Only last month, the AIRC delivered its final verdict on the ACTU's Work and Family Test Case.

It ruled that all employees have the right to two years of unpaid parental leave after the birth of a child and the right to request part time work when they return to work.

This decision represents a healthy balance between the interests of the employee and employer and reflects changes in the UK which give all workers the right to request part time or more flexible hours.

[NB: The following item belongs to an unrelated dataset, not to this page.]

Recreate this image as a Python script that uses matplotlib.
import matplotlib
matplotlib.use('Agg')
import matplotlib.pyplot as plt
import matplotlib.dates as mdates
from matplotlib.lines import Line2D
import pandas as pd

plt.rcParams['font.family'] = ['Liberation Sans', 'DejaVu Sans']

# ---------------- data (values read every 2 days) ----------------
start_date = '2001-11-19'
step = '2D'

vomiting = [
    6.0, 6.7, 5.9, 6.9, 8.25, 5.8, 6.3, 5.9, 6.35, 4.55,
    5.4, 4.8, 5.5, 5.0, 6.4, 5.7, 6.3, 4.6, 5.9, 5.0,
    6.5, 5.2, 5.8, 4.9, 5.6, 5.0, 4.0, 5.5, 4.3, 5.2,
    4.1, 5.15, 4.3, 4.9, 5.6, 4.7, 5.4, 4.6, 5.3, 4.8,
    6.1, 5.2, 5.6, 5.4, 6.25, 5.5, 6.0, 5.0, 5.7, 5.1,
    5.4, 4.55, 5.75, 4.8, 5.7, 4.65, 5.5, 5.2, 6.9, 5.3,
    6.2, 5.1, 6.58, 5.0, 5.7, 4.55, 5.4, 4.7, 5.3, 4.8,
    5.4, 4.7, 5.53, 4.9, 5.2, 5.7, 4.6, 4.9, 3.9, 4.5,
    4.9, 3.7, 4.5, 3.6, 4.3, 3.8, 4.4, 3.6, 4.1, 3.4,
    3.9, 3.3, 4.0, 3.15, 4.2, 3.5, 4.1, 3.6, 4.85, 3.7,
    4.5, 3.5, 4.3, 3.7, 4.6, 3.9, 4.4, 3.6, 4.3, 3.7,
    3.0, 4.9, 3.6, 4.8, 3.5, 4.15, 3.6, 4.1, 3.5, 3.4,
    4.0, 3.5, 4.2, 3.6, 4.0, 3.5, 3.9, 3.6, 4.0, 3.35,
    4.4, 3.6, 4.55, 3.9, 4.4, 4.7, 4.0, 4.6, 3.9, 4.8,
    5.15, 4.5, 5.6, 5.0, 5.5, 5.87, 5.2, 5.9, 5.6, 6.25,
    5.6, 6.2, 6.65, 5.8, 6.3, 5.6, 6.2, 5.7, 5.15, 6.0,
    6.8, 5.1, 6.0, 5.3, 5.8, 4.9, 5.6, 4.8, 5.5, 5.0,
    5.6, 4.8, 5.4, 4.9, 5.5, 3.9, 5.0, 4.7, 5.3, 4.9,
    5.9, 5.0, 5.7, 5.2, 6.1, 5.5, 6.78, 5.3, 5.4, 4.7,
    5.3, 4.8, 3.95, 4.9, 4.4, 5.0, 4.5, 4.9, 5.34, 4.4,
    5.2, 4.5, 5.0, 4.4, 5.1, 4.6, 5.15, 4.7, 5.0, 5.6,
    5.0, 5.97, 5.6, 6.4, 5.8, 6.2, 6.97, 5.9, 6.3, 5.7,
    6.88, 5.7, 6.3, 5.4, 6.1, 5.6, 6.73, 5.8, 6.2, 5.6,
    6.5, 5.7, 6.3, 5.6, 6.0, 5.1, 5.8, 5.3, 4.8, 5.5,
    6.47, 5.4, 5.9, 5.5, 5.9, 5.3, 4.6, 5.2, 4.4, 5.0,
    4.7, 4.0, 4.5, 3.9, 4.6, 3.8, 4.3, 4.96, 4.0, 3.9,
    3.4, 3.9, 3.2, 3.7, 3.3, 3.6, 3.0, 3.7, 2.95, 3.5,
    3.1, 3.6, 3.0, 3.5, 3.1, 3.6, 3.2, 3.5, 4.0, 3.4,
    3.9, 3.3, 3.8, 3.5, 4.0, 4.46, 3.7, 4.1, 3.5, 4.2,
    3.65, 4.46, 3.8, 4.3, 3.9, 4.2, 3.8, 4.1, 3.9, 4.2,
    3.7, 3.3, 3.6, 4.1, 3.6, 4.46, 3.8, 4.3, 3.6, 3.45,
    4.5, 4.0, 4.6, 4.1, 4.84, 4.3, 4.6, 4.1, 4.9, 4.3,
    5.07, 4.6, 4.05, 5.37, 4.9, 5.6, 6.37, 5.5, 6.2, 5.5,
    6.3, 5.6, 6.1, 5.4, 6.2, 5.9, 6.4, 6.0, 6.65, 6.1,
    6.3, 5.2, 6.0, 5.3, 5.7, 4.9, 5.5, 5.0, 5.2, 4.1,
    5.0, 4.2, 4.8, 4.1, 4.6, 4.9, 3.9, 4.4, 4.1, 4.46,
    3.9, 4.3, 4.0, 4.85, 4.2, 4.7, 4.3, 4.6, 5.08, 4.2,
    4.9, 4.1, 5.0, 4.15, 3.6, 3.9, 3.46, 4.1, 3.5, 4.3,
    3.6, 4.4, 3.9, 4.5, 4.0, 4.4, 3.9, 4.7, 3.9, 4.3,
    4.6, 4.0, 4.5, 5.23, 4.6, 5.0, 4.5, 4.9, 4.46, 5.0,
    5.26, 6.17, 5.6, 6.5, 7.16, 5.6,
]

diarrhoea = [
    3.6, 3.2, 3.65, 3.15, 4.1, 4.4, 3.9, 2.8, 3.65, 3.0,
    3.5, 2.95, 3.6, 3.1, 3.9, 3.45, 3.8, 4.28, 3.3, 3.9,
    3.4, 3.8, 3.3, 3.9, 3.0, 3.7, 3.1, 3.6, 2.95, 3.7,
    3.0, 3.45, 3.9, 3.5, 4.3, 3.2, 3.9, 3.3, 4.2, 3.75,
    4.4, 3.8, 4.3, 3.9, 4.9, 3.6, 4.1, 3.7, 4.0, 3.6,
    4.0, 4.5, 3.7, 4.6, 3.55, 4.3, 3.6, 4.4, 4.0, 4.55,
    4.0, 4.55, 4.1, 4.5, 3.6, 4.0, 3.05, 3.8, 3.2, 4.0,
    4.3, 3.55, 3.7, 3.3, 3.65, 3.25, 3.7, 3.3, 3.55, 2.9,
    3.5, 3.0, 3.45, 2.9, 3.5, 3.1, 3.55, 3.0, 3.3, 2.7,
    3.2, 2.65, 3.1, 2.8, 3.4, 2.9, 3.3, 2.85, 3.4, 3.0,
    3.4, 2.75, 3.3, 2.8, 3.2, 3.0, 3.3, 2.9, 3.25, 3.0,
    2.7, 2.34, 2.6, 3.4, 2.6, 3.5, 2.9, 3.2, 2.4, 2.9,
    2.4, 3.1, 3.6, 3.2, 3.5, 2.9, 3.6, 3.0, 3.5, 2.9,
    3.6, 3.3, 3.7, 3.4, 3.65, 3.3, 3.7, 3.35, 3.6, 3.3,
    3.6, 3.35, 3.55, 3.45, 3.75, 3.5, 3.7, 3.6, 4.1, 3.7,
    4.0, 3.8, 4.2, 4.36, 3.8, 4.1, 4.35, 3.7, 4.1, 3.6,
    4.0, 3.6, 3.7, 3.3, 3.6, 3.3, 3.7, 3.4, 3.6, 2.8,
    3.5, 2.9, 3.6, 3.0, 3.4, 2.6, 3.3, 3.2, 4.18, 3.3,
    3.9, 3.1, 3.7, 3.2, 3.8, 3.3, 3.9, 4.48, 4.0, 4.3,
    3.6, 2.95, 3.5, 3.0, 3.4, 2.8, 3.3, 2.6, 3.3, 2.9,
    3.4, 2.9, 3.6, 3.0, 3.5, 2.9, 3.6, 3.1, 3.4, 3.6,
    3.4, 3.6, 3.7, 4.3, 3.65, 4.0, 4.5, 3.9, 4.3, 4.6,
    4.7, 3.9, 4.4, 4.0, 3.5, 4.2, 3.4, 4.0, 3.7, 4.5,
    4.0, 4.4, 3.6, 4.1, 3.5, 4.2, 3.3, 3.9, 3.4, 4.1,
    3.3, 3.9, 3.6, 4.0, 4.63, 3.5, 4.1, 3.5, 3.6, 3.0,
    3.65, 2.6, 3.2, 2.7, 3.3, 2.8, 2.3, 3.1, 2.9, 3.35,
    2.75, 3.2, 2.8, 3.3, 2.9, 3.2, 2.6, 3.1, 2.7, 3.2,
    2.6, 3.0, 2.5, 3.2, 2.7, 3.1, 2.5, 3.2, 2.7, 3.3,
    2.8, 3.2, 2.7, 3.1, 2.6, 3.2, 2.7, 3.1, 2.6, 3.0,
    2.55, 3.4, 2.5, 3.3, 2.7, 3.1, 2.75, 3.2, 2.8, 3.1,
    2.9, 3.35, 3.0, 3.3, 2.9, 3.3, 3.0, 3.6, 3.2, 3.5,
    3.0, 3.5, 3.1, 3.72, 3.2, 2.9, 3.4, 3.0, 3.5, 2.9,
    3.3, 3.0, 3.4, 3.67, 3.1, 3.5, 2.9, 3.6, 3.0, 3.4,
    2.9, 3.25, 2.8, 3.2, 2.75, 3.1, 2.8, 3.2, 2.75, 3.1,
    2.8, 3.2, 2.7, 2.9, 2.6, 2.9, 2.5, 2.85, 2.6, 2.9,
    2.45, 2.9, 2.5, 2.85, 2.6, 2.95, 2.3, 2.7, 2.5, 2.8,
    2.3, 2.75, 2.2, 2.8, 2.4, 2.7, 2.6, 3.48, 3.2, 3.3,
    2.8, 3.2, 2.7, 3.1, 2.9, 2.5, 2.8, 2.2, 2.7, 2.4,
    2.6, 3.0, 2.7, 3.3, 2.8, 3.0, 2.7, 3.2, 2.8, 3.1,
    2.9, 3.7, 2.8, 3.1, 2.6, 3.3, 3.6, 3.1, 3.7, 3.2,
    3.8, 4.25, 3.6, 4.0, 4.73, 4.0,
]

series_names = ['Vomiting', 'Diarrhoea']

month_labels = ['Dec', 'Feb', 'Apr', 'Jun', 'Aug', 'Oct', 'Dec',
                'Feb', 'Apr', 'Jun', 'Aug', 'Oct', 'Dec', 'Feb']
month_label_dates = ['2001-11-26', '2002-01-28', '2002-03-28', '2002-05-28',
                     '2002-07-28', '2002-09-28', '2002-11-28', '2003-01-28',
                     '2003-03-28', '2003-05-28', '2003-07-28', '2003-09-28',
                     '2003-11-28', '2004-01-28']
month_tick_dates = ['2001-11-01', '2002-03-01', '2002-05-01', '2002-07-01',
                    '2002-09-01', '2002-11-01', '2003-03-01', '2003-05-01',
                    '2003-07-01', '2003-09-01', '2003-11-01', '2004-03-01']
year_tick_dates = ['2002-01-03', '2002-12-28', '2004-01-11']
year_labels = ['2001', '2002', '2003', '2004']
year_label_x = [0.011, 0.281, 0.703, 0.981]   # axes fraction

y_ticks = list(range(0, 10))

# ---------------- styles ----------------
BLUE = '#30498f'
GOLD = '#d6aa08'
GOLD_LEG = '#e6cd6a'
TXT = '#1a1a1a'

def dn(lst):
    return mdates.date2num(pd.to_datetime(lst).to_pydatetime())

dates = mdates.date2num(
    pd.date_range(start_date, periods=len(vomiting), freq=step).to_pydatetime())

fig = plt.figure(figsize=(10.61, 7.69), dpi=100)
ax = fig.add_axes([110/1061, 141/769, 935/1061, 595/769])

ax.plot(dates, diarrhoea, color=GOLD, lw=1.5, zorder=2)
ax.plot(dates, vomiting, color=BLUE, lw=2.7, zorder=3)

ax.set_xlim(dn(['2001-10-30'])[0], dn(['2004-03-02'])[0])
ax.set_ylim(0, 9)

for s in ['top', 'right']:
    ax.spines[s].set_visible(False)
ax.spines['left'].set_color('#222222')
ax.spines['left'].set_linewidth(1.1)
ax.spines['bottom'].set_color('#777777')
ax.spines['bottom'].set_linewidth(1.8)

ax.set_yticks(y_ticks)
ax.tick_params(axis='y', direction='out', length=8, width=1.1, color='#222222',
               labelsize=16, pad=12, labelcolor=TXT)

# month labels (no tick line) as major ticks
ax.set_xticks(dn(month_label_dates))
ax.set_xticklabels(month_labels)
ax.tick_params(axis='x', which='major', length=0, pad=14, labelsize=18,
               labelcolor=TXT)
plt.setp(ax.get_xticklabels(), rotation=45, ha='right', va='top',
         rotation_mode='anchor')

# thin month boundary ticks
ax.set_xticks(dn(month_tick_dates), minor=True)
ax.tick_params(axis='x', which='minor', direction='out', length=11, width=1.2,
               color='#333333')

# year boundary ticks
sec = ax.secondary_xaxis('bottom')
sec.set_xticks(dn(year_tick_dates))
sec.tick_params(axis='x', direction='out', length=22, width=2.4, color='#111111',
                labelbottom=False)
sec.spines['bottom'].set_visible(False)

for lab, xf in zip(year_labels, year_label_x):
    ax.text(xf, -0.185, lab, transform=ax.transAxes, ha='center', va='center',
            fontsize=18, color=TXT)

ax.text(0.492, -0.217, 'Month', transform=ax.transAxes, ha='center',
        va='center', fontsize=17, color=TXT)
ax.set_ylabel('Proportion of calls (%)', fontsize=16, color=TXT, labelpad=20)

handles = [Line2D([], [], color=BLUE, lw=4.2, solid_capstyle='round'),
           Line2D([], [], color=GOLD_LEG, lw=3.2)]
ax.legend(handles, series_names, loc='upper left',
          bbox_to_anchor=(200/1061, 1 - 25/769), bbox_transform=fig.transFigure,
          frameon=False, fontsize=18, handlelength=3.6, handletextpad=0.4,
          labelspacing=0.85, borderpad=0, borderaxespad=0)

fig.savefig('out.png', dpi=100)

British experience has shown that companies which have responded positively to these requests are seeing benefits in better recruitment and staff retention; lower sick leave and absences and better performance from more satisfied, less stressed employees who provide better customer service.

Labor alternatives

Under these extreme changes, many women and their families have got nothing to look forward to other than having their wages reduced, conditions and entitlements slashed and safety nets removed.

Labor is campaigning with unions, community groups and churches to express our concern about the changes. The ACTU campaign has been fantastic, and is having a real impact on the community. It will be the community campaign which stops this legislation, or forces the Government to water down the worst provisions before it is introduced. The campaign won't be won in the parliament but on the streets.

Labor believes in an industrial relations system that is based on fairness and includes:

  • The need for a strong safety net of minimum award wages and conditions;
  • A strong independent umpire to ensure fair wages and conditions, and to settle disputes;
  • The right to join a union and to be represented by a union.
  • Proper rights for Australian workers unfairly dismissed;
  • The right for employees to bargain collectively for decent wages and conditions; and
  • The right for workers to reject individual contracts which cut pay and conditions, and undermine collective bargaining and union representation.

If these disastrous changes are passed, Labor when next in government will have to rebuild the Australian industrial relations system from the ground up.

We will be working in a landscape so different to today's, that it is difficult to imagine.

We will also do more to help workers balance their work and caring responsibilities.

The first thing to do will be to address the issues of cost and availability of childcare.

Before the last election, Labor also promised:

  • to encourage the Industrial Relations Commission to allow parents returning from parental leave to make a reasonable request for a return to work on a part-time basis;
  • to require the AIRC to consider practical provisions to help employees to combine work and family responsibilities when making awards and approving workplace agreements;
  • to encourage the AIRC to give casuals employed on a long term basis the right to make a reasonable request for conversion to permanent employment;
  • a baby care payment, payable in instalments over a minimum 14 week period;
  • mentoring and other community-oriented policies which would help in creating a cultural shift in workplaces towards respecting the range of responsibilities and interests that Australians have.

The Government's extreme and unfair industrial relations changes won't be stopped in the parliament, no matter how good Labor's campaign is.

They will only be stopped by community pressure. That's why the role of unionists and workplace delegates is so important.